Song by 21 Savage and Metro Boomin

from the album Savage Mode II
- Released: October 2, 2020
- Genre: Gangsta rap; trap;
- Length: 3:13
- Label: Slaughter Gang; Epic; Boominati; Republic;
- Songwriters: Shéyaa Abraham-Joseph; Leland Wayne; Joshua Luellen; Carlton Mays, Jr.;
- Producers: Metro Boomin; Southside; Honorable C.N.O.T.E.;

Music video
- "Glock In My Lap" on YouTube

= Glock in My Lap =

2020 song by 21 Savage and Metro Boomin

"Glock in My Lap" is a song by Atlanta-based rapper 21 Savage and American record producer Metro Boomin, from their collaborative studio album Savage Mode II (2020).
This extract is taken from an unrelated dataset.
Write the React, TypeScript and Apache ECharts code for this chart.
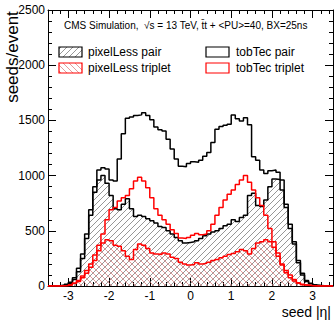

The song was produced by Metro Boomin, Southside and Honorable C.N.O.T.E.

==Composition and critical reception==
The song features "urgent trap drums", an "unsettling two-note piano riff" and orchestral elements. Alphonse Pierre of Pitchfork described the beat as "arguably the most cinematic" one that Metro has ever produced. In a review of Savage Mode II on HipHopDX, Mark Elibert wrote that 21 Savage's lyrics throughout the album are "more polished and lively" than before, citing the following lines from "Glock in My Lap": "Leave an opp cold, like December / .45 on me, it's a Kimber / AK knockin' down trees, like timber / Get your baby mama 'fore we bend her / Hit the windshield, not the fender / Givin' out smoke my agenda / Throw the white flag, they surrender".

==Music video==
The official music video was released on February 24, 2021. Directed by Andrew Donoho, the video begins with 21 Savage and Metro Boomin driving one night and seeing a chainsaw wielder resembling Leatherface from The Texas Chainsaw Massacre, which leads to a car crash. The two exit their car in the midst of thick smoke and beaming red lights, and venture into a nearby "shadowy abandoned town" to look for help and hunt down the chainsaw wielder. They are joined by Honorable C.N.O.T.E. Soon, the three are confronted by the Leatherface-like character, who is eventually shot down by Metro and C.N.O.T.E.

==Charts==

Chart performance for "Glock in My Lap"
| Chart (2020) | Peak position |
|---|---|
| Canada Hot 100 (Billboard) | 28 |
| Global 200 (Billboard) | 22 |
| Ireland (IRMA) | 46 |
| New Zealand Hot Singles (RMNZ) | 10 |
| US Billboard Hot 100 | 19 |
| US Hot R&B/Hip-Hop Songs (Billboard) | 11 |

2023 chart performance for "Glock in My Lap"
| Chart (2023) | Peak position |
|---|---|
| Lithuania (AGATA) | 94 |

==Certifications==

Certifications for "Glock in My Lap"
| Region | Certification | Certified units/sales |
| Brazil (Pro-Música Brasil) | Platinum | 40,000^{‡} |
| France (SNEP) | Gold | 100,000^{‡} |
| Italy (FIMI) | Gold | 50,000^{‡} |
| New Zealand (RMNZ) | Platinum | 30,000^{‡} |
| Poland (ZPAV) | Platinum | 50,000^{‡} |
| United Kingdom (BPI) | Gold | 400,000^{‡} |
| United States (RIAA) | 4× Platinum | 4,000,000^{‡} |
Streaming
| Greece (IFPI Greece) | Gold | 1,000,000^{†} |
^{‡} Sales+streaming figures based on certification alone. ^{†} Streaming-only figures based on certification alone.